¹ INAF, Osservatorio Astronomico di Brera, Via Brera 28, 20121 Milano, Italy
e-mail: lighina@uninsubria.it
² DiSAT, Università degli Studi dell’Insubria, Via Valleggio 11, 22100 Como, Italy
³ Sydney Institute for Astronomy, School of Physics, University of Sydney, NSW 2006, Australia
⁴ CSIRO Space and Astronomy, PO Box 76 Epping, NSW 1710, Australia
⁵ ARC Centre of Excellence for Gravitational Wave Discovery (OzGrav), Hawthorn, VIC 3122, Australia
⁶ International Centre for Radio Astronomy Research, Curtin University, 1 Turner Avenue, Bentley, WA 6102, Australia
⁷ ARC Centre of Excellence for All-sky Astrophysics (CAASTRO), The University of Sydney, NSW 2006, Australia
⁸ Shanghai Astronomical Observatory, Chinese Academy of Sciences, Nandan Road 80, Shanghai 200030, PR China
⁹ Key Laboratory of Cognitive Radio and Information Processing, Guilin University of Electronic Technology, 541004 Guilin, PR China
¹⁰ CSIRO Space and Astronomy, PO Box 1130 Bentley, WA 6102, Australia
¹¹ School of Natural Sciences, University of Tasmania, Private Bag 37, Hobart, TAS 7001, Australia
¹² ARC Centre of Excellence for All-Sky Astrophysics in 3 Dimensions (ASTRO 3D), Australia
¹³ Department of Physics and Electronics, Rhodes University, PO Box 94 Makhanda 6140, South Africa

Received: 23 November 2021
Accepted: 11 March 2022

Abstract

The recent detection of the quasi-stellar object (QSO) VIKING J231818.3−311346 (hereafter VIK J2318−3113) at redshift z = 6.44 in the Rapid ASKAP Continuum Survey (RACS) uncovered its radio-loud nature, making it one of the most distant known to date in this class.

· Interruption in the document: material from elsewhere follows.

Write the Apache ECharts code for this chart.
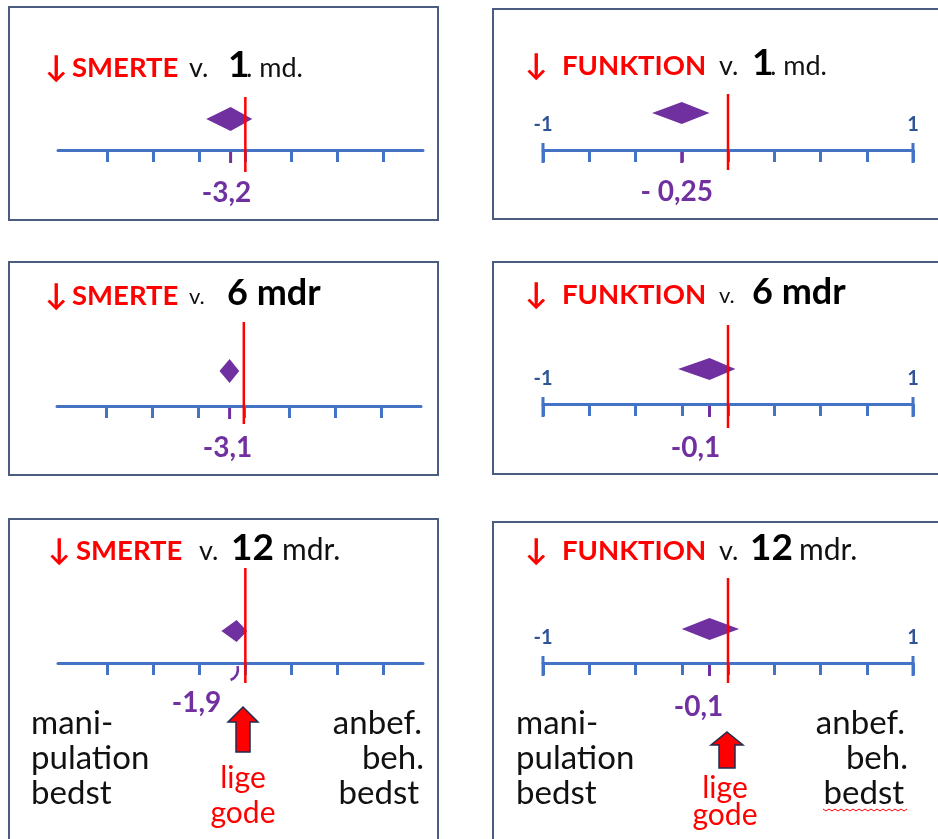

By using data from several radio surveys of the Galaxy And Mass Assembly 23^h field and from a dedicated follow-up, we were able to constrain the radio spectrum of VIK J2318−3113 in the observed range ∼0.1–10 GHz. At high frequencies (0.888–5.5 GHz in the observed frame) the QSO presents a steep spectrum (α_r = 1.24, with S_ν ∝ ν^−α_r), while at lower frequencies (0.4–0.888 GHz in the observed frame) it is nearly flat. The overall spectrum can be modelled by either a curved function with a rest-frame turnover around 5 GHz, or with a smoothly varying double power law that is flat below a rest-frame break frequency of about 20 GHz and above which it significantly steepens. Based on the model adopted, we estimated that the radio jets of VIK J2318−3113 must be a few hundred years old in the case of a turnover, or less than a few × 10⁴ years in the case of a break in the spectrum. Having multiple observations at two frequencies (888 MHz and 5.5 GHz), we further investigated the radio variability previously reported for this source. We found that the marginally significant flux density variations are consistent with the expectations from refractive interstellar scintillation, even though relativistic effects related to the orientation of the source may still play a non-negligible role. Further radio and X-ray observations are required to conclusively discern the nature of this variation.